BEGIN Stored rows
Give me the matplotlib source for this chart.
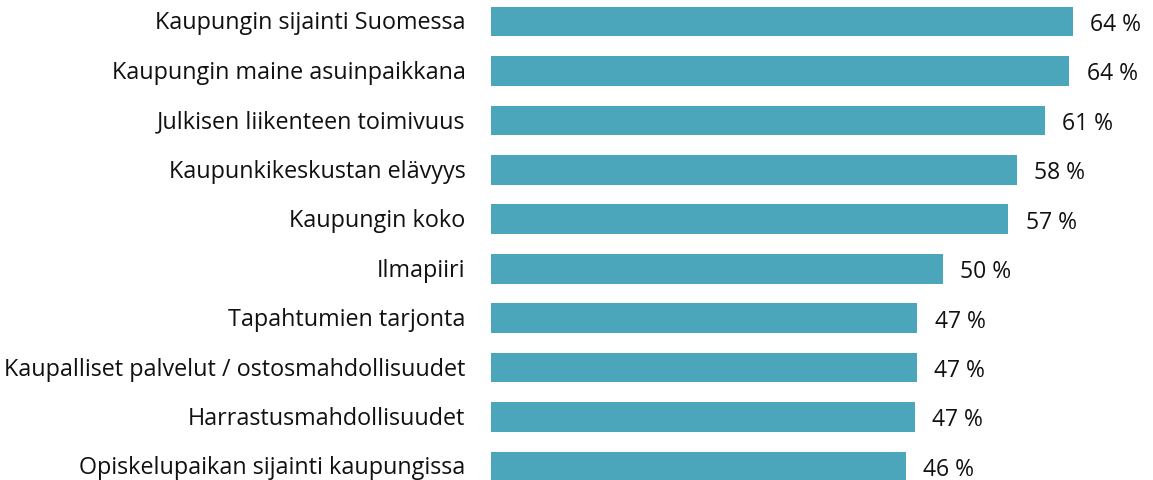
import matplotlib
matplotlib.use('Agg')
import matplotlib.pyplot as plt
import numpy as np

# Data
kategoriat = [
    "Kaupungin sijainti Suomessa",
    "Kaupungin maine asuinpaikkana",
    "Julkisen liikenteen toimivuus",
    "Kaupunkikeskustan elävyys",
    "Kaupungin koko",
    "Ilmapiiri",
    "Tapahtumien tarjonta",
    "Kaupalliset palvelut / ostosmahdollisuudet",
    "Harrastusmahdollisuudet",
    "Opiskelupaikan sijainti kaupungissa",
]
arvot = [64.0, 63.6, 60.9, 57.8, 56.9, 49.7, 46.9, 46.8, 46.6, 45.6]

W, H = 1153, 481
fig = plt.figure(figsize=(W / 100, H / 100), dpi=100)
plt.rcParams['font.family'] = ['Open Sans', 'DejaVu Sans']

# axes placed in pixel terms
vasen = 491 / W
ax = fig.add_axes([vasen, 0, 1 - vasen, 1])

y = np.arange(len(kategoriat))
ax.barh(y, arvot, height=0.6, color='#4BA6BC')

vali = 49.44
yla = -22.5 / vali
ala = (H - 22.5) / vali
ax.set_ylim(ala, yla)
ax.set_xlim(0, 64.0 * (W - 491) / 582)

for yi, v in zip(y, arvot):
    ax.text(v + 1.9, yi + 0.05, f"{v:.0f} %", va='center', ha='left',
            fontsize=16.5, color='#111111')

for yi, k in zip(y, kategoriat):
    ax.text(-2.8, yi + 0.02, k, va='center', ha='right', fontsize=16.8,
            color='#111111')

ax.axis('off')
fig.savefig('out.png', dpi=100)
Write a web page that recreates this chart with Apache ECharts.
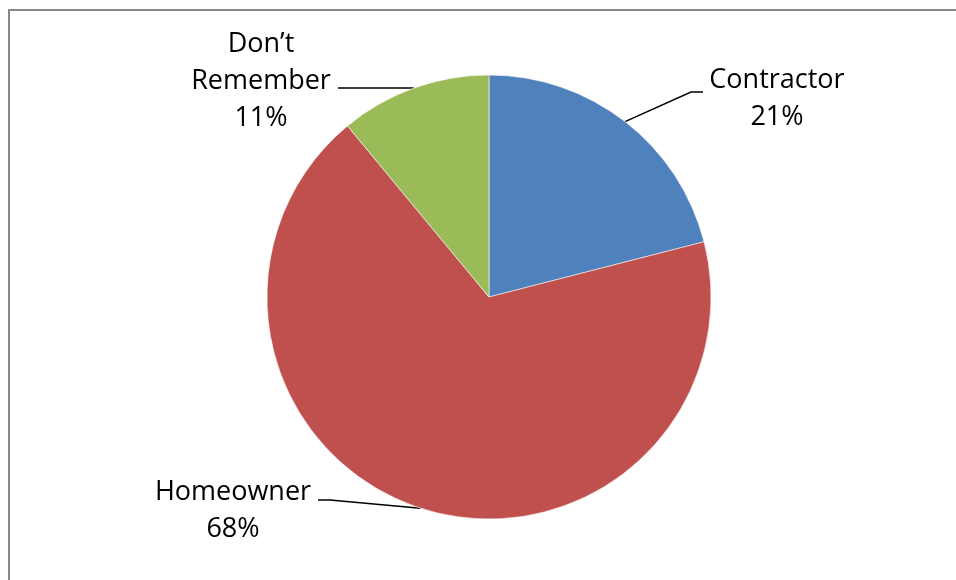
END Stored rows
Exercise brief:
Transcribe the listing above verbatim. Omit the pictures.

Task result:
Give me the matplotlib source for this chart.
import matplotlib
matplotlib.use('Agg')
import matplotlib.pyplot as plt
import numpy as np

# Data
kategoriat = [
    "Kaupungin sijainti Suomessa",
    "Kaupungin maine asuinpaikkana",
    "Julkisen liikenteen toimivuus",
    "Kaupunkikeskustan elävyys",
    "Kaupungin koko",
    "Ilmapiiri",
    "Tapahtumien tarjonta",
    "Kaupalliset palvelut / ostosmahdollisuudet",
    "Harrastusmahdollisuudet",
    "Opiskelupaikan sijainti kaupungissa",
]
arvot = [64.0, 63.6, 60.9, 57.8, 56.9, 49.7, 46.9, 46.8, 46.6, 45.6]

W, H = 1153, 481
fig = plt.figure(figsize=(W / 100, H / 100), dpi=100)
plt.rcParams['font.family'] = ['Open Sans', 'DejaVu Sans']

# axes placed in pixel terms
vasen = 491 / W
ax = fig.add_axes([vasen, 0, 1 - vasen, 1])

y = np.arange(len(kategoriat))
ax.barh(y, arvot, height=0.6, color='#4BA6BC')

vali = 49.44
yla = -22.5 / vali
ala = (H - 22.5) / vali
ax.set_ylim(ala, yla)
ax.set_xlim(0, 64.0 * (W - 491) / 582)

for yi, v in zip(y, arvot):
    ax.text(v + 1.9, yi + 0.05, f"{v:.0f} %", va='center', ha='left',
            fontsize=16.5, color='#111111')

for yi, k in zip(y, kategoriat):
    ax.text(-2.8, yi + 0.02, k, va='center', ha='right', fontsize=16.8,
            color='#111111')

ax.axis('off')
fig.savefig('out.png', dpi=100)
Write a web page that recreates this chart with Apache ECharts.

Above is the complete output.